A total of 467 people attempted or committed suicide in Tunisia last year. But the number of unreported cases is enormous, says Najla Arfa of the Tunisian Social Observatory (OST). The organisation gathers suicide figures month for month from media reports or direct information from relatives. Suicide is forbidden in Islam, and in Tunisian society the topic is still taboo. When someone takes their own life, relatives often portray it as an accident, and family doctors cover up the true cause of death, Arfa says.
She wants to change all that: "We also want to show people that thoughts of suicide are not shameful, and that they are not the only ones who feel as they do." People have to admit to themselves that they have a problem and to talk about it, to seek help. For Arfa, however, alleviating the suffering of the population is not the responsibility of psychologists but above all the state. "This is about fundamental rights: the right to live in dignity, the right to education, the right to work. All of this is being called into question," according to Arfa.
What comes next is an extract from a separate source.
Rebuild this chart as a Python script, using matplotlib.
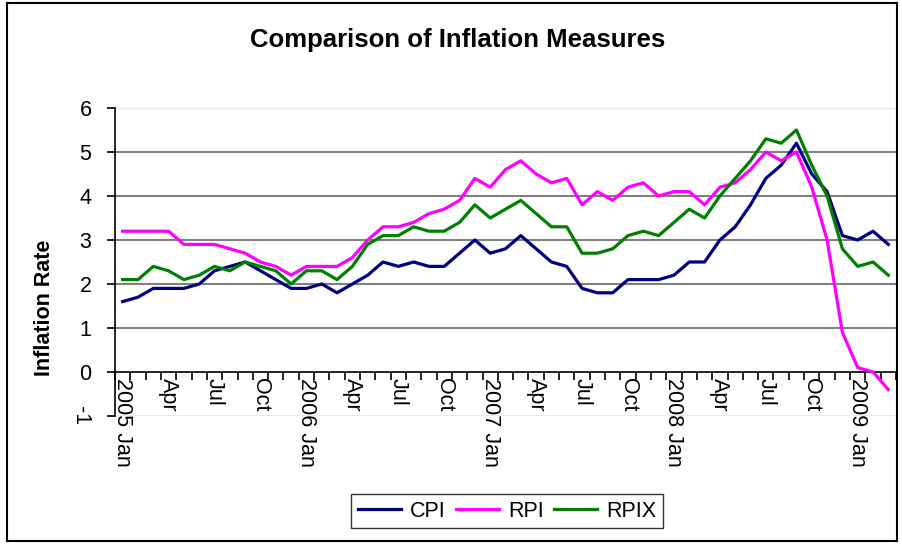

Although, ever since the revolution, organisations like the OST have been able to report on problems in society without fearing repression, this freedom is, in Arfa's view, not an end in itself but only the first step: "We're trying to be the bridge between the state authorities and the people," she says. "In my opinion, that is the meaning of democracy: the voice of the people must reach the government so that it can make the necessary changes."